The moral and practical hole at the centre

Here’s the ugly bit: cooldowns work by free‑riding on the pain of others. If you delay, you bank on other teams acting as unpaid, inadvertent beta testers who will notice — and publicize — a compromised release. Allegedly, even a single personal pip install outside a project’s config could have been enough to compromise some users recently, showing how easy it is to bypass your own safeguards. Is that a policy you want to scale across an ecosystem? It’s not just inefficient — it’s ethically fraught. And practically, cooldowns multiply friction: every package manager has to adopt its own flavor, every project must configure a cooldown, and accidental workarounds are trivial.

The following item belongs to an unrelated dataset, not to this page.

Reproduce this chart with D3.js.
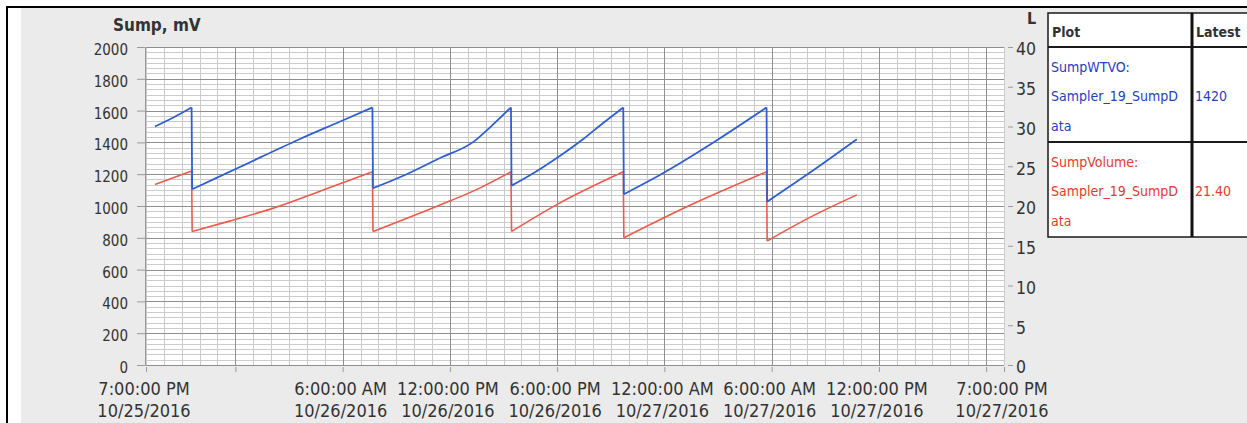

Do the hard thing once: centralized upload queues

The alternative is blunt but cleaner: move the wait to the publisher side. An upload queue on central indexes would separate publication from distribution — uploads sit in a short holding pattern while automated scanners run, public diffs are generated, and volunteer testers can opt in. Upload queues aren’t theoretical; Debian has long used them. Central action means one policy, one place to run checks, and fewer ways to shoot yourself in the foot. In short: if we want to stop outsourcing security to the unlucky few, don’t make every downstream project improvise the same half‑baked solution.